Wenn es um Windräder gehe, ergänzte Kirsten Witte, seien alle dafür, nur nicht in der eigenen Kommune. Aber wenn man finanzielle Anreize schafft, vielleicht eine Genossenschaft gründet, dann wären die Leute dafür.
In kleineren Orten, ergänzte Lilian Schwalb, gelinge das meist gut, aber wie funktioniert das zum Beispiel in Mannheim? Peter Kurz erläuterte die acht Handlungsfelder des European Green Deals am Beispiel der Stadt Mannheim. Wichtig sei vor allem, die Wirtschaft mit ins Boot zu holen.
Kirsten Witte fragte, wie sich Unternehmen für ihre Region engagieren könnten. Anders als Kommunen müssten Unternehmen mittlerweile Nachhaltigkeitsberichte schreiben. Diese Erfahrungen könne man nutzen.
Samuel Drews erläuterte die Initiative „Plastikfreie Stadt e. V.“ in Rostock. Ziel ist es, die Stadt plastikfreier zu gestalten. Pro 100.000 Einwohner*innen soll es mindestens 50 Orte geben, an denen man sein Essen und seine Getränke in Mehrweg-Behältern bekommt. Dafür werbe man auch an ungewöhnlichen Orten, um die eigene „Bubble“ zu verlassen. Volksfeste seien beispielsweise dafür ein exzellenter Ort.
Markus Priesterath, Bundesministerium des Innern und Heimat (BMI), warf ein, dass es für Klimaschutz als Pflichtaufgabe in den Kommunen momentan keine Mehrheiten gebe. SDGs seien aber eine gute Messlatte. Peter Kurz ergänzte, dass man bei einem Thema sei, für das es historisch kein Beispiel gäbe. Viele kleine Ideen und Beispiele zählten. So wurde in Mannheim eine Initiative gegründet, bei der ein Unternehmen die Abfallprodukte eines anderen nutzt. Für das eine ist es Abfall, für das andere aber ein noch zu verwertender Rohstoff. Hier müsse man Synergien schaffen und nutzen.
Erzählt doch noch etwas von anderen Einzelinitiativen, hakte Linnéa Riensberg nach.

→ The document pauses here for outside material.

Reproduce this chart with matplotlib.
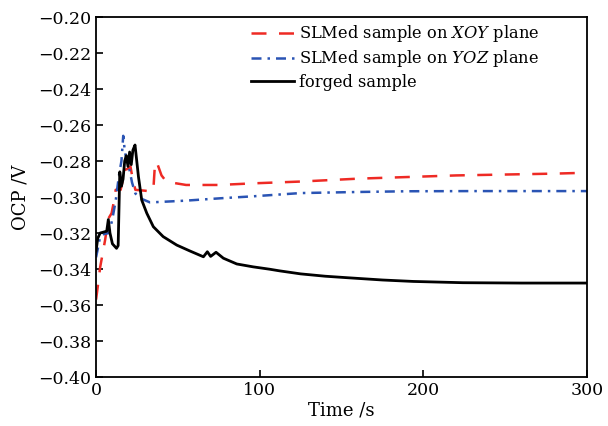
import matplotlib
matplotlib.use("Agg")
from matplotlib import pyplot as plt

# OCP readings (time in s, potential in V)
forged_t = [0, 1, 2.5, 6.5, 7.5, 8.5, 10, 12.5, 13.5, 14.5, 15.5, 16.5, 17.5, 18.5,
            19.5, 20.5, 21.5, 22.5, 23.8, 25.9, 27.9, 31, 35, 41, 49.3, 57.4, 65.6,
            68, 70, 73.3, 77.8, 86, 96, 106, 112, 125, 140, 153, 175, 193.8, 224,
            260, 300]
forged_v = [-0.330, -0.323, -0.320, -0.319, -0.3125, -0.320, -0.326, -0.3285, -0.327,
            -0.286, -0.294, -0.290, -0.280, -0.277, -0.283, -0.275, -0.282, -0.274,
            -0.2711, -0.2887, -0.3017, -0.309, -0.3165, -0.322, -0.3267, -0.330,
            -0.3332, -0.3304, -0.333, -0.3307, -0.334, -0.3372, -0.3388, -0.3401,
            -0.3410, -0.3427, -0.3440, -0.3448, -0.3461, -0.3469, -0.3476, -0.3478,
            -0.3478]

xoy_t = [0, 1, 2.5, 5.5, 7.5, 9.5, 11, 12, 15, 16, 17, 19, 21, 22, 24, 30, 34, 35,
         36, 37, 40, 43, 55, 75, 96, 125, 160, 190, 220, 250, 280, 300]
xoy_v = [-0.357, -0.350, -0.339, -0.324, -0.312, -0.309, -0.302, -0.296, -0.296,
         -0.292, -0.285, -0.2845, -0.283, -0.288, -0.296, -0.2965, -0.297, -0.296,
         -0.2815, -0.2804, -0.288, -0.2915, -0.2933, -0.2933, -0.2924, -0.2914,
         -0.2898, -0.2889, -0.288, -0.2875, -0.287, -0.2865]

yoz_t = [0, 1, 2.5, 5, 8, 10, 12, 14, 15.5, 16.6, 17.5, 18.5, 20, 22, 24, 27, 33,
         55, 76, 96, 125, 160, 190, 230, 300]
yoz_v = [-0.3335, -0.329, -0.322, -0.3205, -0.320, -0.312, -0.302, -0.288, -0.280,
         -0.266, -0.274, -0.279, -0.283, -0.292, -0.298, -0.3007, -0.303, -0.302,
         -0.3007, -0.2996, -0.2978, -0.2972, -0.2968, -0.2967, -0.2967]

x_ticks = [0, 100, 200, 300]
y_ticks = [-0.40, -0.38, -0.36, -0.34, -0.32, -0.30, -0.28, -0.26, -0.24, -0.22, -0.20]

plt.rcParams['font.family'] = ['DejaVu Serif']
plt.rcParams['mathtext.fontset'] = 'dejavuserif'

fig = plt.figure(figsize=(6.08, 4.26), dpi=100)
ax = fig.add_axes([0.158, 0.115, 0.8075, 0.845])

ax.plot(xoy_t, xoy_v, color='#ee2a24', lw=1.8, dashes=(6, 5),
        label=r'SLMed sample on $\it{XOY}$ plane')
ax.plot(yoz_t, yoz_v, color='#2a54b4', lw=1.8, dashes=(4, 2.4, 1, 2.4),
        label=r'SLMed sample on $\it{YOZ}$ plane')
ax.plot(forged_t, forged_v, color='black', lw=2.0, label='forged sample')

ax.set_xlim(0, 300)
ax.set_ylim(-0.40, -0.20)
ax.set_xticks(x_ticks)
ax.set_yticks(y_ticks)
ax.set_yticklabels([('%.2f' % v).replace('-', '\u2212') for v in y_ticks])
ax.tick_params(direction='in', length=5, width=1.2, labelsize=12.5)
for s in ax.spines.values():
    s.set_linewidth(1.3)

ax.set_xlabel('Time /s', fontsize=13, labelpad=2)
ax.set_ylabel('OCP /V', fontsize=13, labelpad=6)

ax.legend(loc='upper right', frameon=False, fontsize=11.7, handlelength=2.6,
          handletextpad=0.3, labelspacing=0.25, borderaxespad=0.3,
          bbox_to_anchor=(0.925, 1.014))

fig.savefig('out.png', dpi=100)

Samuel Drews hob den CleanUp Day in der Hansestadt Rostock hervor. Nach vier Jahren Privatinitiative habe die Stadt volles Engagement und Unterstützung durch das Amt für Ehrenamt und Sport geleistet und Strukturen geschaffen. Jetzt unterstütze die Stadt die Ehrenamtlichen administrativ, so dass diese sich auf ihr Projekt konzentrieren können.
Regine Moll erwähnte die 10.000 bis 15.000 Euro aus dem Nachhaltigkeitshaushalt der Gemeinde Lilienthal, die an Vereine und Verbände gehen.
Kirsten Witte meinte, dass gerade Sportverbände den Zusammenhalt stärkten. Dort sei es völlig normal, dass der Sohn aus der Akademikerfamilie mit dem Migrantenkind Fußball spiele.
Sollte zivilgesellschaftliches Engagement zur Pflicht werden?
Samuel Drews hält das für eine gute Idee. Im Pflegeheim zu arbeiten eröffne neue Sichtweisen. Man müsse positive Anreize schaffen, ergänzte Regine Moll, eine Pflichtaufgabe wirke aber immer übergestülpt. Ein Anreiz könne eine kostenlose ÖPNV-Karte sein. Aber man müsse auch schauen, so Drews, was einzelne Personen genau brauchen. Vielleicht gäbe es irgendwann einen Baukasten für Engagierte, aus dem sich jeder herausziehen könne, was er brauche.
Der Thementag klang mit einem Get-together aus, bei dem noch lange weiterdiskutiert wurde.